Jack Lang was probably the greatest Australian Nationalist politician ever. He staunchly supported the White Australia Policy until his death in 1975, coining the immortal phrase, "Anyone who is against the White Australia Policy is against the Australian Nation". When he was first elected as Premier of New South Wales in 1925, his government introduced widows' pensions, child benefit and workers' compensation, and brought in legislation protecting families living in rented accomodation.
His Government fell two years later but was overwhelmingly re-elected in 1930. When the depression began to weigh heaviest on Australia in 1931 Lang put the people of New South Wales before the bankers, by refusing to make any more usurious loan repayments to the international financiers.
However, when Lang announced that the foreign debts were to be repudiated, "patriotic" elements in New South Wales who put the interests of "British" bankers before those of Australian families, began to agitate for Lang's removal. The New Guard, a conservative para-military organisation, was established to oppose Lang's "bolshevism". Thanks to their activities and the machinations of the international bankers, Lang was dismissed from office in 1932.
Here we have an excellent example of the stupidity of reactionary "patriots" who are too blind to see that the "radicals" who they oppose have their nation's best interests at heart. By this, I am not saying that the average leftist is really a patriot ― most of them are shabby little hacks whose personal character defects lead them to organisations where everything noble is derided; everything noteworthy is undermined. But men like Jack Lang are faced with sadly deluded opposition from people who think that all forms of socialism come from Satan! One hopes that "patriotic anti-communists" will not try the same stunt again ― for in the fight that our countries face in the years to come, it will not matter whether one sees oneself as being "left" or "right" ― all that counts is the nation.
Let Prof.

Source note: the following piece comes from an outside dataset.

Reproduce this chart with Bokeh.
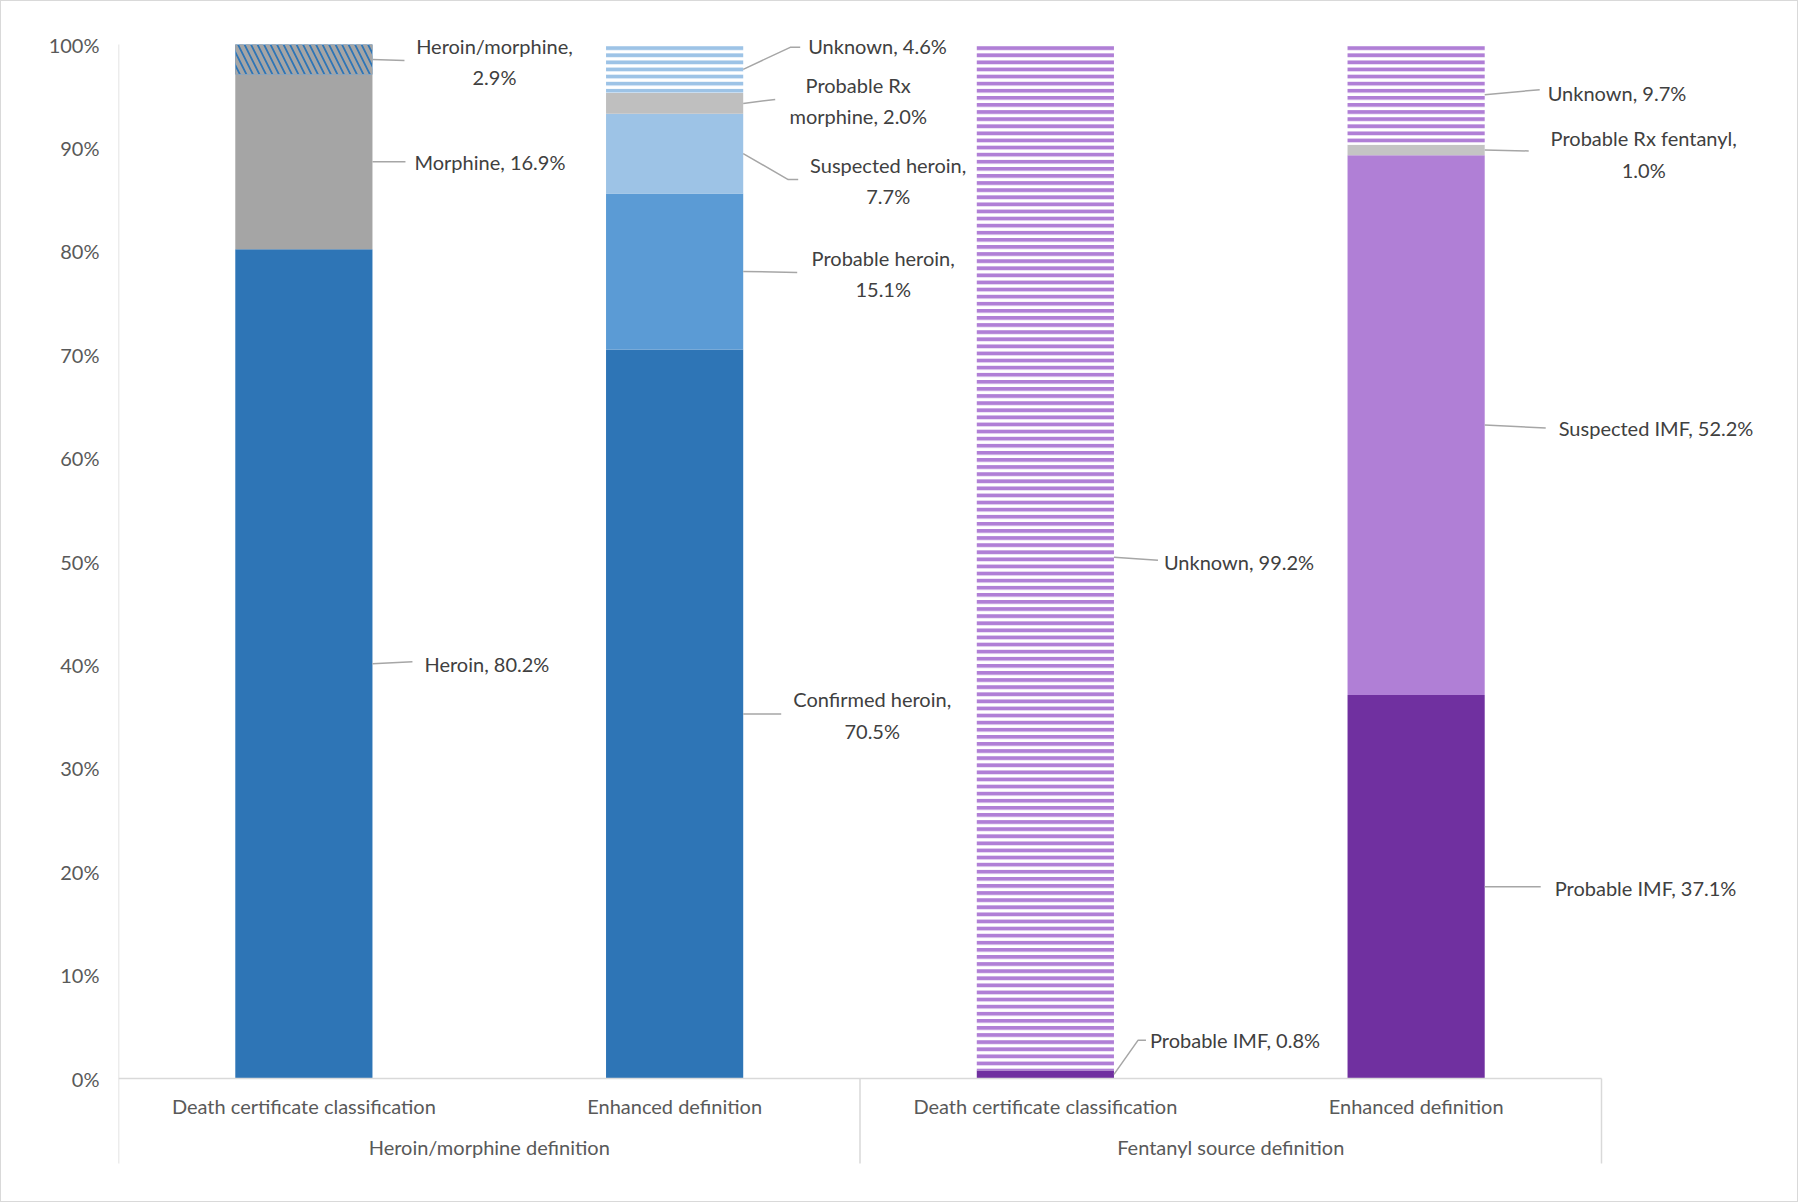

Wheelwright of Sydney University have the last words:
"Make no mistake, if we, the workers, do not take control of the big corporations at least by the end of this century, we shall be the biggest export platform in the world, run by Lee Kwan Fraser, with all the easy access minerals ripped out of the ground, with us left with little natural resources, little new plant and equipment, and no new technology to compete with the masses of Asia. We shall be the poor white trash of South East Asia, with our massage parlours open twenty-four hours a day!"